━━━━━ Raw records

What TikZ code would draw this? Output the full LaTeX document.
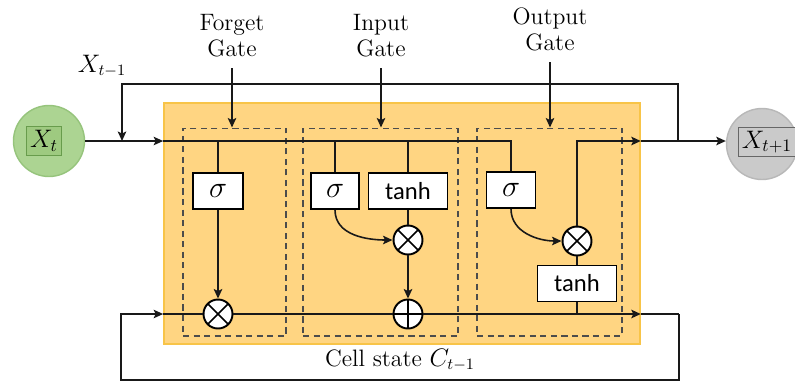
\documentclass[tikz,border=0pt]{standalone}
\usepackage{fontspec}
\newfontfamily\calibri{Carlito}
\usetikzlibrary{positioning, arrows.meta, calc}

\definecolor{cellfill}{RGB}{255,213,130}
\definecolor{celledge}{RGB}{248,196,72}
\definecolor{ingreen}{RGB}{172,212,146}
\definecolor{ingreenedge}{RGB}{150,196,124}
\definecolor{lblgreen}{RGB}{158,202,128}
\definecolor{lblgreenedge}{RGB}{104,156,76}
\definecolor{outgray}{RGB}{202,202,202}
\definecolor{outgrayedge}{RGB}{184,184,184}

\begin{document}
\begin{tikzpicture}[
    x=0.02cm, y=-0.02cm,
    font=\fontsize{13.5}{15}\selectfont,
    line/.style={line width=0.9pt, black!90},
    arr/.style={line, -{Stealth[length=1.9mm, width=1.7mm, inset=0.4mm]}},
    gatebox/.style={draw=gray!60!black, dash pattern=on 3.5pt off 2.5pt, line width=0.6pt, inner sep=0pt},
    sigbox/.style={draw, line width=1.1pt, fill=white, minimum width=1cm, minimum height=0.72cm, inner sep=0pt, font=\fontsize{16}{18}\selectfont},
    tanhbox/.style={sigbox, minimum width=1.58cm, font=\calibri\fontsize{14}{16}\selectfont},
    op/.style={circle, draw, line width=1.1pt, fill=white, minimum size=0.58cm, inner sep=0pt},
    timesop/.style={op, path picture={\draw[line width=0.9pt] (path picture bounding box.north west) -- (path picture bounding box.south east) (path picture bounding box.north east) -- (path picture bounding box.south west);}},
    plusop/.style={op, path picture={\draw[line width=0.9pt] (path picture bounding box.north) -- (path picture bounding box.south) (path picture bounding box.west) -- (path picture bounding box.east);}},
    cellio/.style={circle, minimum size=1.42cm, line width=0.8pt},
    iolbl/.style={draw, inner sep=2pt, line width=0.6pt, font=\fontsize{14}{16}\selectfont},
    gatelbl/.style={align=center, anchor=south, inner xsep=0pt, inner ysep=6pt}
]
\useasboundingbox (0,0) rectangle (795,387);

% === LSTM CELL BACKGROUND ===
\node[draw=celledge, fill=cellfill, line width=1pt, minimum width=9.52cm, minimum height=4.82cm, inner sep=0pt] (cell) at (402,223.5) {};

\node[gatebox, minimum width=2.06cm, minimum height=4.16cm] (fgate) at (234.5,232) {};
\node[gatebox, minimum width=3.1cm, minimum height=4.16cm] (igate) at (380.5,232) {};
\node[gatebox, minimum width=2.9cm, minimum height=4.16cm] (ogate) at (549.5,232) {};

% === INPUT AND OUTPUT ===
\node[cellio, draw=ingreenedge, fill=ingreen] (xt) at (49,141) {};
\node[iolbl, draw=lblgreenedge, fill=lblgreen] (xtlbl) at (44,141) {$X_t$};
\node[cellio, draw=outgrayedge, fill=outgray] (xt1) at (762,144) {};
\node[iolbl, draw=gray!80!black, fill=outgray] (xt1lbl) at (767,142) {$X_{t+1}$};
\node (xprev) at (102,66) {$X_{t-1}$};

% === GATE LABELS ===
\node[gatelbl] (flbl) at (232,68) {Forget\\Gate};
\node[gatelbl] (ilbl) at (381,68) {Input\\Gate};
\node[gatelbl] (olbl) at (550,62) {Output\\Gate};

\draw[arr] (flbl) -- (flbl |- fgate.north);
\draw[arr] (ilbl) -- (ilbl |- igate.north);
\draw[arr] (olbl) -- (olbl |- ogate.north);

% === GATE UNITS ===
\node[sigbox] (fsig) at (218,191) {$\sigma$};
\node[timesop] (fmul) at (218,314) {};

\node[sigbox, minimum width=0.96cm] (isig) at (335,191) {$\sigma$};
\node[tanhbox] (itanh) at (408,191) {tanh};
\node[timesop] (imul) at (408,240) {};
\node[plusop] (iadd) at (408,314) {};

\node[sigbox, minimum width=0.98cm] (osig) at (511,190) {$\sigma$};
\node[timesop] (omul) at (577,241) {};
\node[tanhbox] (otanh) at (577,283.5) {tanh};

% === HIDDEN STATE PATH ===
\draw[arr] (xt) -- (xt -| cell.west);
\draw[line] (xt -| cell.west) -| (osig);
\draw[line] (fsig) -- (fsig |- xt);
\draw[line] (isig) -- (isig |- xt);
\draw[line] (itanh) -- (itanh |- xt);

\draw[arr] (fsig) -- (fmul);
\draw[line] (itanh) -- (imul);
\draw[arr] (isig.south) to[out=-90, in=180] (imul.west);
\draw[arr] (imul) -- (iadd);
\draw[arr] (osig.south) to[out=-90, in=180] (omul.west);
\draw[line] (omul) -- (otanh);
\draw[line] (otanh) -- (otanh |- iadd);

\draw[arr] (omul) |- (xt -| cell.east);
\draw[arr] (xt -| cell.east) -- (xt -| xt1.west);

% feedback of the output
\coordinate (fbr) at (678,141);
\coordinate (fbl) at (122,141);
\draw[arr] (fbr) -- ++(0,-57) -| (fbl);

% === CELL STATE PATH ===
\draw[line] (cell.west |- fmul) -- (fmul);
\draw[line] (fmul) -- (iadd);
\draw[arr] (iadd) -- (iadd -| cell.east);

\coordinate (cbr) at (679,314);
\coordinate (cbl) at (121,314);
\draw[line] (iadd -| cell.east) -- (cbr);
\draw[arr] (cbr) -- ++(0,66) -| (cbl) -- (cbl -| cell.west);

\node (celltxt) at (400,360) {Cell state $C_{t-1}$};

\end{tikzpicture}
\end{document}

━━━━━━━━━━
━━━━━ Raw records

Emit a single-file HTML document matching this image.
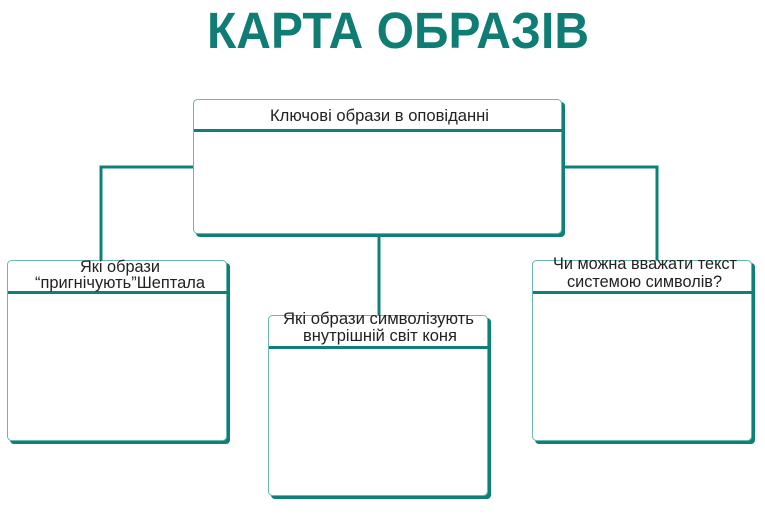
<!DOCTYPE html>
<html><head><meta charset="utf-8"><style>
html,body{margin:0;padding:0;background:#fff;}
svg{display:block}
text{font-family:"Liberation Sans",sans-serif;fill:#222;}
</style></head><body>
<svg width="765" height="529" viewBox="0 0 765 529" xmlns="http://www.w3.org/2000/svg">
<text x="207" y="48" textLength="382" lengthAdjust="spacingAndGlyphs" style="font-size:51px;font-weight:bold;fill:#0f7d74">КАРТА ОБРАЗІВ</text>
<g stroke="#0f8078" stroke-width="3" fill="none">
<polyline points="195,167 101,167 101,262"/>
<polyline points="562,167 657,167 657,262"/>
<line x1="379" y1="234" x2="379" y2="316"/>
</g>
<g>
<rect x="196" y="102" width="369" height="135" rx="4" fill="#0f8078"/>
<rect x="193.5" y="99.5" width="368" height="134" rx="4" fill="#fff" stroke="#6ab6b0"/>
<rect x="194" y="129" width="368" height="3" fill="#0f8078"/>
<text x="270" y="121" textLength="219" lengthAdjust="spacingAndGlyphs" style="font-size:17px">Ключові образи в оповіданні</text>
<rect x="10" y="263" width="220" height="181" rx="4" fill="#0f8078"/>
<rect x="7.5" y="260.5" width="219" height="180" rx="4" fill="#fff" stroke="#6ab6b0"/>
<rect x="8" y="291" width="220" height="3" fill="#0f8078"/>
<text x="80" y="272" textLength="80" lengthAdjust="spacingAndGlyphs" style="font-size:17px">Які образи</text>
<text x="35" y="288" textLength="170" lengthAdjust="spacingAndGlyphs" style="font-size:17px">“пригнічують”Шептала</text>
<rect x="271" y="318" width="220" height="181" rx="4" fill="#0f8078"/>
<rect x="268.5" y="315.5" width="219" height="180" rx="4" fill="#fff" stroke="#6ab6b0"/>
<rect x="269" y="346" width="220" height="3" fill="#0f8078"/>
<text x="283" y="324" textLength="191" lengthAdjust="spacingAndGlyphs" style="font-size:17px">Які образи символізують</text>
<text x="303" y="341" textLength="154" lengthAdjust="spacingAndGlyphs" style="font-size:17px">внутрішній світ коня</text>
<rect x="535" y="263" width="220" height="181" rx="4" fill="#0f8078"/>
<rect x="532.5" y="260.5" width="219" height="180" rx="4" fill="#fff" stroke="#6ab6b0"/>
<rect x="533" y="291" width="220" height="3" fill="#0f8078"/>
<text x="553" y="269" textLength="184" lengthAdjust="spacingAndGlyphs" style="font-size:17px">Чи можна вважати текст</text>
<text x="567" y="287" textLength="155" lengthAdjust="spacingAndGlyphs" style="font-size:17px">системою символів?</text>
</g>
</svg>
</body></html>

━━━━━━━━━━
━━━━━ Raw records

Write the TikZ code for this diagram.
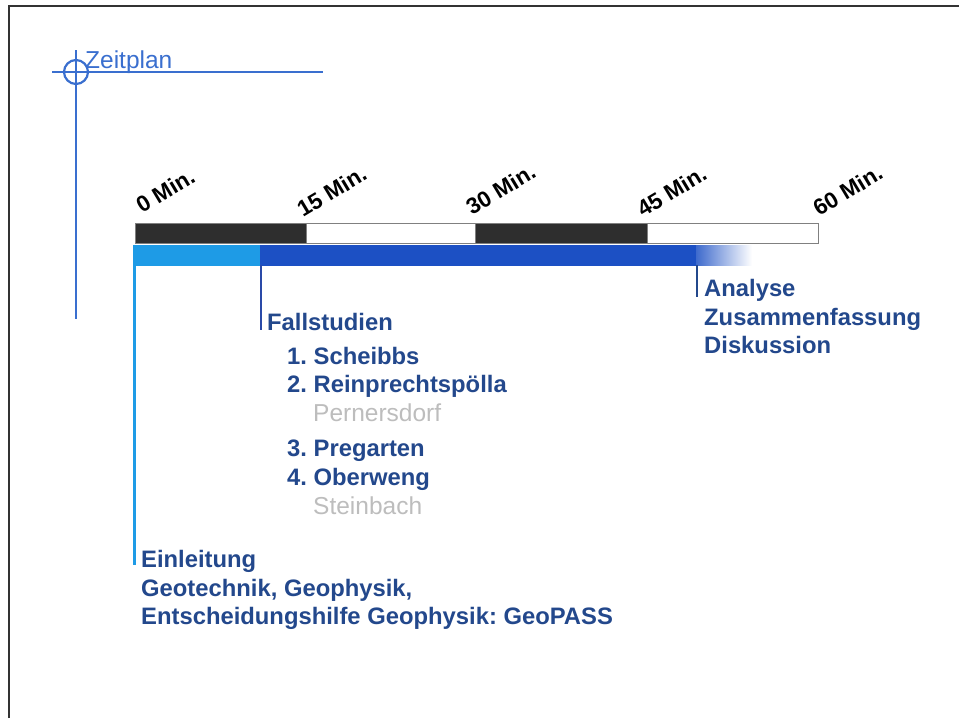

━━━━━━━━━━

# [Goal]
Using the records above, find and show each line with the string "code".

# [The output]
What TikZ code would draw this? Output the full LaTeX document.
Write the TikZ code for this diagram.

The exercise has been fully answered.